• **To be done**
Extract word for word the lines of the listing from its start to the line holding "const yTicks = [0, 500, 1000, 1500, 2000, 2500];", both ends kept; pictures are not part of the copy.
**********
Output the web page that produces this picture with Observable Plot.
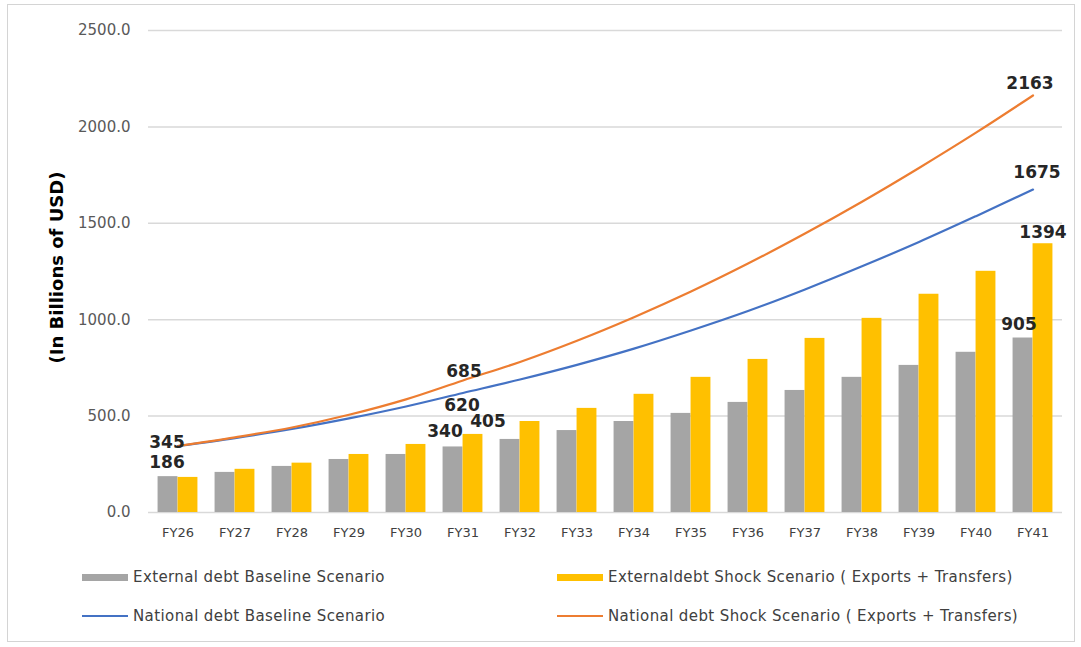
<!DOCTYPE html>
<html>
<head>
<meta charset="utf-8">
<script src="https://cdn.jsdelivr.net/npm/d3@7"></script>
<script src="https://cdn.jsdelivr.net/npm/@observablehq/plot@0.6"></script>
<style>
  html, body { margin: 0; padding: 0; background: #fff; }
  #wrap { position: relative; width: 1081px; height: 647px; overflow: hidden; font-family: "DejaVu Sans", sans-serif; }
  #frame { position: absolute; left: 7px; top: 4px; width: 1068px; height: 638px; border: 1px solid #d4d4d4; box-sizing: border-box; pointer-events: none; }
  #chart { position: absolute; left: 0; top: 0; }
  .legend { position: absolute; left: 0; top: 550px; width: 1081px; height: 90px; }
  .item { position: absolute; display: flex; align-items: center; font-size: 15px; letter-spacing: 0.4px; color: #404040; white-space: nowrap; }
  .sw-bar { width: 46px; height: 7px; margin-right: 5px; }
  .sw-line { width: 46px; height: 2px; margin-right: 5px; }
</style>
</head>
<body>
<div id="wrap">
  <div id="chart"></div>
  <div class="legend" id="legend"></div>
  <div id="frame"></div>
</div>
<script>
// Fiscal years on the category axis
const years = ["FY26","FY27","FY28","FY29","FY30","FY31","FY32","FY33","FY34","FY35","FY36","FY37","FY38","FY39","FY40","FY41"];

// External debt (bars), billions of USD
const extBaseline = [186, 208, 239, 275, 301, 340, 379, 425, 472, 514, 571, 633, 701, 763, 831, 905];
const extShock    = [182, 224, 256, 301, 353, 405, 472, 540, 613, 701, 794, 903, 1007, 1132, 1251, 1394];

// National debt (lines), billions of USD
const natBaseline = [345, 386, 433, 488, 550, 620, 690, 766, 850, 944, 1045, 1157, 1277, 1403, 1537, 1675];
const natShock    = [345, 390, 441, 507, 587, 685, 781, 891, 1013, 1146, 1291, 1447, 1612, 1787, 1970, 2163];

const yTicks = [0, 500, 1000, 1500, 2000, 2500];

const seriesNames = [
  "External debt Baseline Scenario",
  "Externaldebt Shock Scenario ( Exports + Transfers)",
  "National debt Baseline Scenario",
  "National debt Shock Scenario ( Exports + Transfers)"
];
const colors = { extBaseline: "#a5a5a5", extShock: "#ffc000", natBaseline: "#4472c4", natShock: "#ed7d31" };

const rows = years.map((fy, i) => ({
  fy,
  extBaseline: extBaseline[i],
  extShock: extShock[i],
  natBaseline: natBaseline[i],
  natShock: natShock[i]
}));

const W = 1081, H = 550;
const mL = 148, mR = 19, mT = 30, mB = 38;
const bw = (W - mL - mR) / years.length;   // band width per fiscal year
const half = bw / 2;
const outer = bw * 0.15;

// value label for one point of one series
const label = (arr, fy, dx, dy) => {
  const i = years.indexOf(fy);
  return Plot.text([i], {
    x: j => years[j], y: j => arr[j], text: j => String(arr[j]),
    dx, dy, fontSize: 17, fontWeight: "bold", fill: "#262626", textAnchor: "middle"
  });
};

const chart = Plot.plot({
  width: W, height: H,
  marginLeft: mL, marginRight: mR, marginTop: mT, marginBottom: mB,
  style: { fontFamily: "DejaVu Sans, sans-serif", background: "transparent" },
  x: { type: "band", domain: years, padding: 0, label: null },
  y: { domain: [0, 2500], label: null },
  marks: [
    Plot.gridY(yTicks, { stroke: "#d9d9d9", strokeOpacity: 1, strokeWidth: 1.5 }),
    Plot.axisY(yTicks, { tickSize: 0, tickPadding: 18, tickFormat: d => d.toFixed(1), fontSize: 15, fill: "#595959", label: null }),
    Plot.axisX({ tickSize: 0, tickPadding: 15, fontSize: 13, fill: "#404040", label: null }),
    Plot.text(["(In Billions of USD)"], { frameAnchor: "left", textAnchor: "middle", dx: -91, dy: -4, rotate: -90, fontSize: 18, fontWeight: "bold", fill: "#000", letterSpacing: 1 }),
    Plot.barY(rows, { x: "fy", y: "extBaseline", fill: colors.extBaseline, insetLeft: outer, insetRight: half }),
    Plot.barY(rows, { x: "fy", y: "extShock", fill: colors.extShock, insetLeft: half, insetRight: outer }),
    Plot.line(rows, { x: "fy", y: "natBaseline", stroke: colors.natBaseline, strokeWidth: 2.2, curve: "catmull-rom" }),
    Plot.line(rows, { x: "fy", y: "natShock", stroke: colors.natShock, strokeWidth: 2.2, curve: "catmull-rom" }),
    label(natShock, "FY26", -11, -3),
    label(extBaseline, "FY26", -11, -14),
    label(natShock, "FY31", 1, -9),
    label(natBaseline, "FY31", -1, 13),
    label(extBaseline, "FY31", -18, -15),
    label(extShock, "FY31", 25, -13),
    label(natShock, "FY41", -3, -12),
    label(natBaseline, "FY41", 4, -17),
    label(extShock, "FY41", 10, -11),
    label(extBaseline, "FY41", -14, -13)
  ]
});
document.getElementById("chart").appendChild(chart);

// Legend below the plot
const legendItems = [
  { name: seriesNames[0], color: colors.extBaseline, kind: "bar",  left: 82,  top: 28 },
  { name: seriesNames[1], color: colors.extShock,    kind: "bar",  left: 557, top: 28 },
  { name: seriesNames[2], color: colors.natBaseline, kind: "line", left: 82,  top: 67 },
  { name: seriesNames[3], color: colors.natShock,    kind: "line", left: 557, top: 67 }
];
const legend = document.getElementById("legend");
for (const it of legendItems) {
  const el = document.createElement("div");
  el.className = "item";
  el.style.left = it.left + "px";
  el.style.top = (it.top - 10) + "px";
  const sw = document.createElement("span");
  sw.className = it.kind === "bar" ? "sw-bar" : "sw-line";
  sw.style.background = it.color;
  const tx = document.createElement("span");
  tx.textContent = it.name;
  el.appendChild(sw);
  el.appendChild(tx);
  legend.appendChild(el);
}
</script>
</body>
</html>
**********
• **Answer to this exercise**
Output the web page that produces this picture with Observable Plot.
<!DOCTYPE html>
<html>
<head>
<meta charset="utf-8">
<script src="https://cdn.jsdelivr.net/npm/d3@7"></script>
<script src="https://cdn.jsdelivr.net/npm/@observablehq/plot@0.6"></script>
<style>
  html, body { margin: 0; padding: 0; background: #fff; }
  #wrap { position: relative; width: 1081px; height: 647px; overflow: hidden; font-family: "DejaVu Sans", sans-serif; }
  #frame { position: absolute; left: 7px; top: 4px; width: 1068px; height: 638px; border: 1px solid #d4d4d4; box-sizing: border-box; pointer-events: none; }
  #chart { position: absolute; left: 0; top: 0; }
  .legend { position: absolute; left: 0; top: 550px; width: 1081px; height: 90px; }
  .item { position: absolute; display: flex; align-items: center; font-size: 15px; letter-spacing: 0.4px; color: #404040; white-space: nowrap; }
  .sw-bar { width: 46px; height: 7px; margin-right: 5px; }
  .sw-line { width: 46px; height: 2px; margin-right: 5px; }
</style>
</head>
<body>
<div id="wrap">
  <div id="chart"></div>
  <div class="legend" id="legend"></div>
  <div id="frame"></div>
</div>
<script>
// Fiscal years on the category axis
const years = ["FY26","FY27","FY28","FY29","FY30","FY31","FY32","FY33","FY34","FY35","FY36","FY37","FY38","FY39","FY40","FY41"];

// External debt (bars), billions of USD
const extBaseline = [186, 208, 239, 275, 301, 340, 379, 425, 472, 514, 571, 633, 701, 763, 831, 905];
const extShock    = [182, 224, 256, 301, 353, 405, 472, 540, 613, 701, 794, 903, 1007, 1132, 1251, 1394];

// National debt (lines), billions of USD
const natBaseline = [345, 386, 433, 488, 550, 620, 690, 766, 850, 944, 1045, 1157, 1277, 1403, 1537, 1675];
const natShock    = [345, 390, 441, 507, 587, 685, 781, 891, 1013, 1146, 1291, 1447, 1612, 1787, 1970, 2163];

const yTicks = [0, 500, 1000, 1500, 2000, 2500];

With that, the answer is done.